Gazprom steps up export-block reform discussions
MOSCOW. Oct 19 (Interfax) - After two years, the management at Russian gas giant Gazprom returned to face-to-face discussions of reforming the company's export operations last Thursday.
The last time this issue was addressed by management was in December of 2008, and since then discussion has only occurred in writing between departments.
Gazprom's financial-economic department conducted an analysis of the Gazprom Germania (a subsidiary of LLC Gazprom Export) group's operations and worked up recommendations for the reformation of the entire export block, and also for moving the export-profit center to the parent company OJSC Gazprom. Departments continued to write back and forth, with sit-down meetings scheduled and put off.

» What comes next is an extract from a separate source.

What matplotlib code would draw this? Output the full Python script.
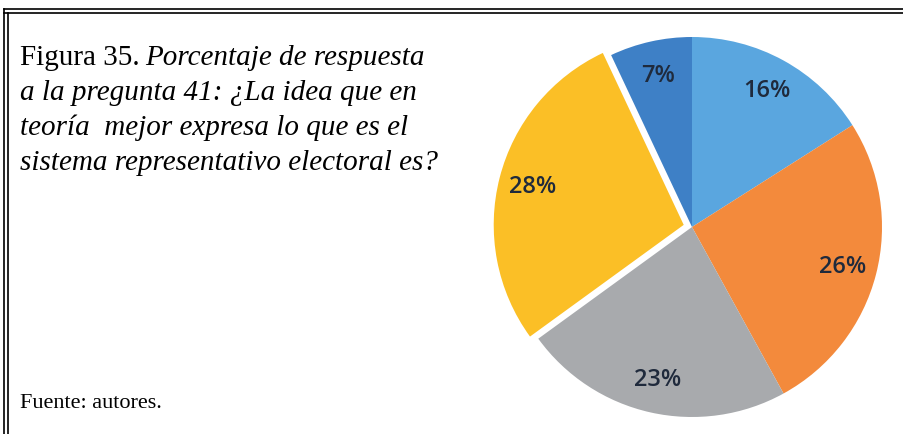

Several sources at Gazprom told Interfax that the management discussed Gazprom Germania's activities last Thursday, as well as about all the middle-men involved in exporting Russian gas.

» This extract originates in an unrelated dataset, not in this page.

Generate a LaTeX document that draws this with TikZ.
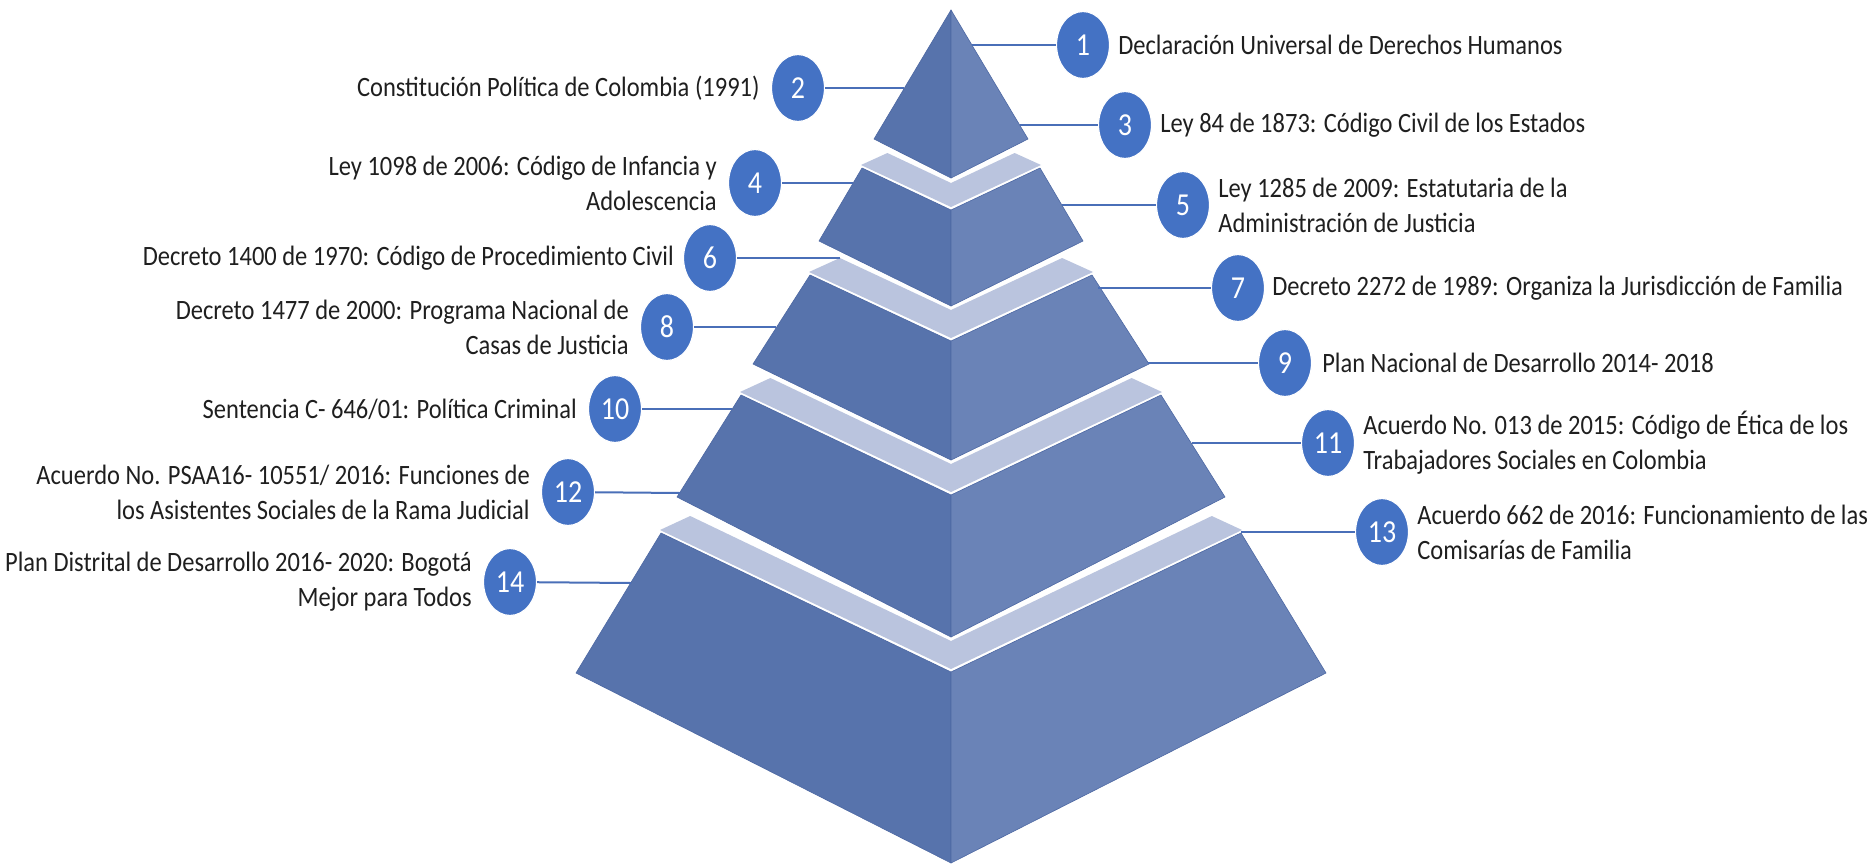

During preparations for the meeting, the financial-economic department exposed to criticism the foreign-economic activities department's work on the project, saying the proposed measures would be ineffective and insufficient. The financial officers were also dissatisfied with the fact that the export block had demanded a year's more time for the implementation of the complex of measures discussed than earlier planned.
The talk at the Thursday meeting was vigorous. Head of the company's corporate security service Sergei Khomyakov estimated that Gazprom had missed out on $5 billion in export revenues.
Management's next meeting on this topic is slated for mid-December. "The timing is strictly set. There will be no postponements," one of the sources said about management's resolve.